The pilot, or test phase, which will be held “sometime this year,” will expose the campus to the new phone system. It has not been determined which departments at OU will be part of the pilot, O’Malley said.

“We haven’t made a selection on a system yet, but we have made a letter of intent to Netech and have granted them with a provisional award,” O’Malley said.

This provisional award allows Netech to successfully complete the pilot project, said Brice Bible, OU’s chief information officer.

The Netech Corporation specializes in unified communications, call centers and network foundation to work with businesses to design, deploy and maintain IP-based solutions.

“We will work with Netech and choose a phone system from their offerings,” O’Malley said. “They will help us do a pilot phase and if that goes well, everything will then move forward.”
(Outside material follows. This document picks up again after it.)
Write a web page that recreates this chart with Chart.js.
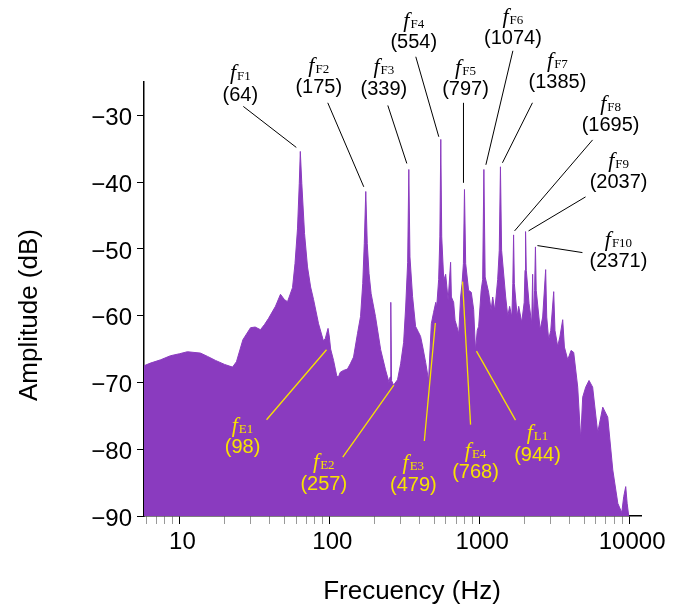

OIT hasn’t gotten to the pricing point yet for the new system; that will be determined by late fall, Bible said.

“We don’t have a price point at this juncture. We aren’t one hundred percent sure what the configuration will look like,” Bible said. “We will do a pilot project with Netech to determine if the new system will work well in our environment, and my goal is that the system will increase the functionality of the campus but in a low cost as well.”

The current phone system, an Aastra MX-ONE (Ericsson MD110), was installed in the mid-1980s.

“We don’t know what we are doing with the old system,” O’Malley said. “It has yet to be determined.”

After OIT selects a new phone system, the current phone lines in students’ dorm rooms will be removed, Bible said.